> _To be done_
Emit the data below verbatim, stripping out any pictures.

— start Information provided —

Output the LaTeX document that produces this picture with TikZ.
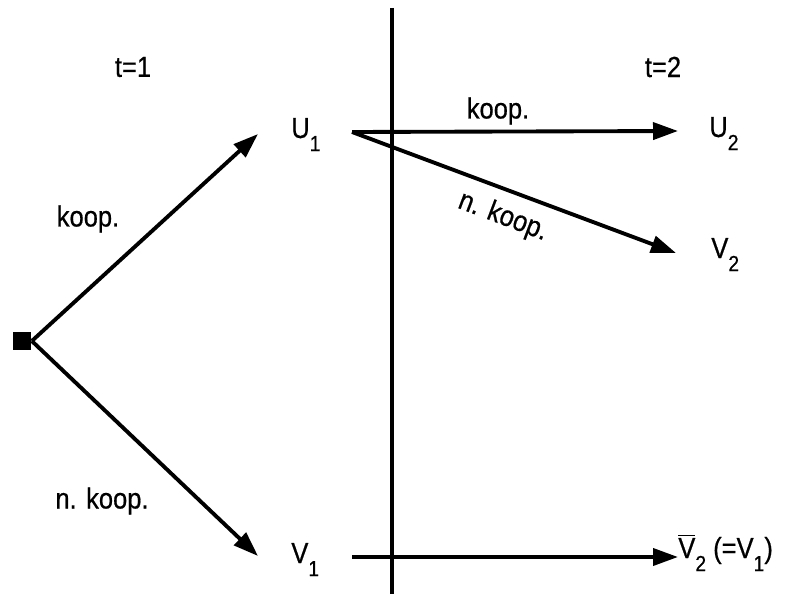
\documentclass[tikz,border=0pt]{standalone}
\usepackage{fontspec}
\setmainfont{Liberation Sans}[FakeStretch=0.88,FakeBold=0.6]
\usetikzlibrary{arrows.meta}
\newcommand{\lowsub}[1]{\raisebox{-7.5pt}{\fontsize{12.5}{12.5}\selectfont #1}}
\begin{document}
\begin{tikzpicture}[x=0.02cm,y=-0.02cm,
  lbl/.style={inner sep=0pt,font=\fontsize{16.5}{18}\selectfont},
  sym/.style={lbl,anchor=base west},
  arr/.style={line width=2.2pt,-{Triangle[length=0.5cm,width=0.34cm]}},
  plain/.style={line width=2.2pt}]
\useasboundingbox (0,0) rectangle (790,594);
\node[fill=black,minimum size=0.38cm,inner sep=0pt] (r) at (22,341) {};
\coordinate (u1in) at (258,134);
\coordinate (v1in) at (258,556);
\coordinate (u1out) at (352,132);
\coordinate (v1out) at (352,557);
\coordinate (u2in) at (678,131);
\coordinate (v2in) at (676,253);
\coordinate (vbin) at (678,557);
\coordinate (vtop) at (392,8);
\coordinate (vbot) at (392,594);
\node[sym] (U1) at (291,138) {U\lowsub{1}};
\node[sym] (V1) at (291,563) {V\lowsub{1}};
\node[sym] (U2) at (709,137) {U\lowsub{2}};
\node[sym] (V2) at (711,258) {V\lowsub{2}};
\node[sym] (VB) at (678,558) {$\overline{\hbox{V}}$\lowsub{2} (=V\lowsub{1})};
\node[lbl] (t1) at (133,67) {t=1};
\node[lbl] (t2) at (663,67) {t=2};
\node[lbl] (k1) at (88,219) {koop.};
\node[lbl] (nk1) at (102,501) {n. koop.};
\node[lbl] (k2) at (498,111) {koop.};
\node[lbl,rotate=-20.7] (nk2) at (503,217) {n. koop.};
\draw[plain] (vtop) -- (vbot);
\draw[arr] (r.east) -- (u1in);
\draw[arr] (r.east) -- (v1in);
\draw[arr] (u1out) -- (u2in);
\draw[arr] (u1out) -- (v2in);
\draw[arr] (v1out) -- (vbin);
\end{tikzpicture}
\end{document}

— end Information provided —

> _Full response_
Output the LaTeX document that produces this picture with TikZ.
\documentclass[tikz,border=0pt]{standalone}
\usepackage{fontspec}
\setmainfont{Liberation Sans}[FakeStretch=0.88,FakeBold=0.6]
\usetikzlibrary{arrows.meta}
\newcommand{\lowsub}[1]{\raisebox{-7.5pt}{\fontsize{12.5}{12.5}\selectfont #1}}
\begin{document}
\begin{tikzpicture}[x=0.02cm,y=-0.02cm,
  lbl/.style={inner sep=0pt,font=\fontsize{16.5}{18}\selectfont},
  sym/.style={lbl,anchor=base west},
  arr/.style={line width=2.2pt,-{Triangle[length=0.5cm,width=0.34cm]}},
  plain/.style={line width=2.2pt}]
\useasboundingbox (0,0) rectangle (790,594);
\node[fill=black,minimum size=0.38cm,inner sep=0pt] (r) at (22,341) {};
\coordinate (u1in) at (258,134);
\coordinate (v1in) at (258,556);
\coordinate (u1out) at (352,132);
\coordinate (v1out) at (352,557);
\coordinate (u2in) at (678,131);
\coordinate (v2in) at (676,253);
\coordinate (vbin) at (678,557);
\coordinate (vtop) at (392,8);
\coordinate (vbot) at (392,594);
\node[sym] (U1) at (291,138) {U\lowsub{1}};
\node[sym] (V1) at (291,563) {V\lowsub{1}};
\node[sym] (U2) at (709,137) {U\lowsub{2}};
\node[sym] (V2) at (711,258) {V\lowsub{2}};
\node[sym] (VB) at (678,558) {$\overline{\hbox{V}}$\lowsub{2} (=V\lowsub{1})};
\node[lbl] (t1) at (133,67) {t=1};
\node[lbl] (t2) at (663,67) {t=2};
\node[lbl] (k1) at (88,219) {koop.};
\node[lbl] (nk1) at (102,501) {n. koop.};
\node[lbl] (k2) at (498,111) {koop.};
\node[lbl,rotate=-20.7] (nk2) at (503,217) {n. koop.};
\draw[plain] (vtop) -- (vbot);
\draw[arr] (r.east) -- (u1in);
\draw[arr] (r.east) -- (v1in);
\draw[arr] (u1out) -- (u2in);
\draw[arr] (u1out) -- (v2in);
\draw[arr] (v1out) -- (vbin);
\end{tikzpicture}
\end{document}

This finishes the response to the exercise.